Despite its location on the ground floor of the new Novotel Melbourne Central, Goldie Asian Canteen doesn’t feel like a typical hotel lobby restaurant. It's bright and airy, with black-and-white tiled floors, purple neon signage, and bubble lights suspended overhead.
It's also got some serious culinary pedigree, with head chef Michael Smith behind the burners. Putting out toasted sandwiches and bao buns at a laid-back city spot is a gear shift for the former Mamasita, Tonka and (now-closed) Jacques Reymond head chef. But Smith says this was a project he couldn’t turn down.

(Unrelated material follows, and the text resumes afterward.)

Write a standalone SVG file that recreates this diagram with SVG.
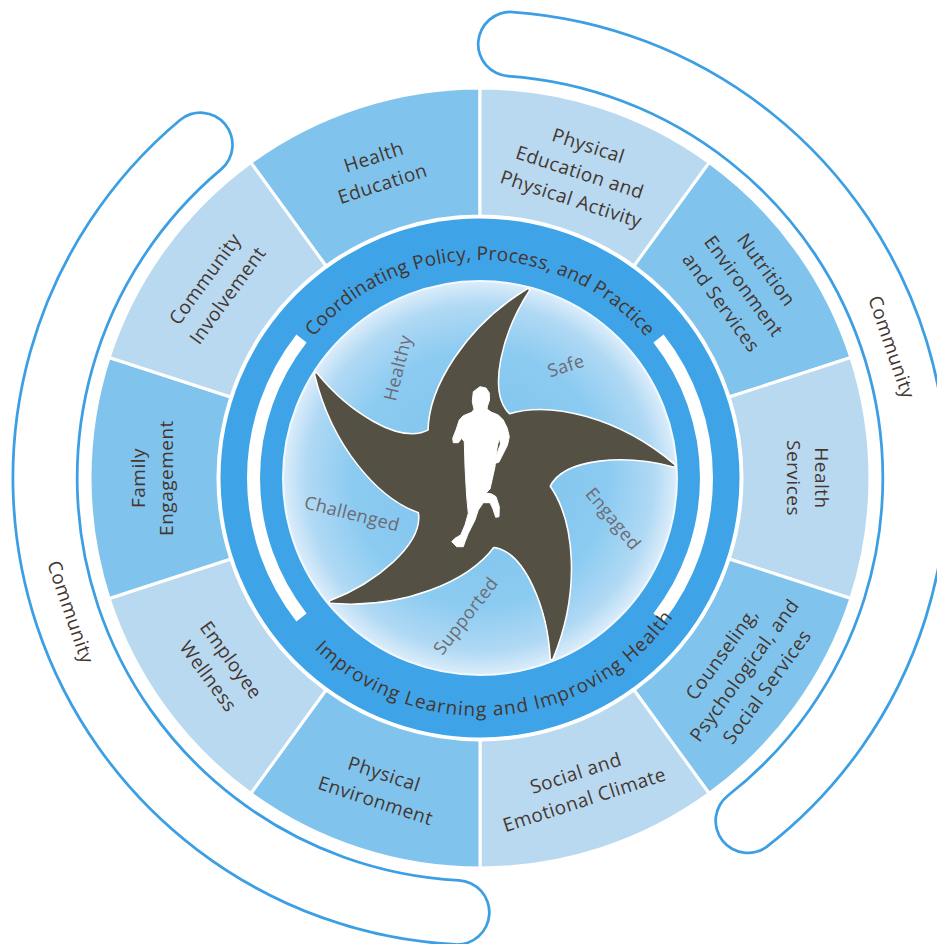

“I never had my own restaurant. I was always doing someone else’s food,” he says. “Here, I’ve been really able to put my stamp on it.”
That stamp is a riff on Cantonese and Japanese fare, though you’ll find flavours from across Asia scattered throughout the menu. There’s a sourdough toastie stuffed with barbeque char siu pork, kimchi and cheese. Youtiao – a deep-fried Chinese doughnut similar to a churro – is chopped, mixed with yellow bean paste, egg and onion, and served wrapped in a savoury crepe.
“A couple of the first head chefs [I trained under] were Malaysian, Sri Lankan, Indian,” Smith says. “So I got to know that flavour profile fairly well.”
The menu is snack-heavy, so it’s a good idea to order a few plates. Everything is available from 7.30am, from the prawn and pork siu mai with confit garlic and chili oil to the panko-crumbed Szechuan eggplant bao buns with togarashi kewpie.
Smith says his Peking duck toastie – filled with instant noodles, duck, hoi sin, kewpie and cheese – is 20 years in the making, based off a dish he made as a kid.
“After school I was only ever allowed to have one sandwich,” he says. “So I’d try to get as much stuff into one sandwich as possible.”
There’s bubble tea with a kick, too: try the Coffee Cup with cold brew, Kahlua, vodka and tonic-flavoured tapioca pearls, or the Goldie Signature, a boozy concoction of plum wine, lychee and mint.
Goldie Asian Canteen & Brews
LG/399 Little Lonsdale Street, Melbourne
(03) 9929 8888
This article first appeared on Broadsheet on February 4, 2019. Menu items may have changed since publication.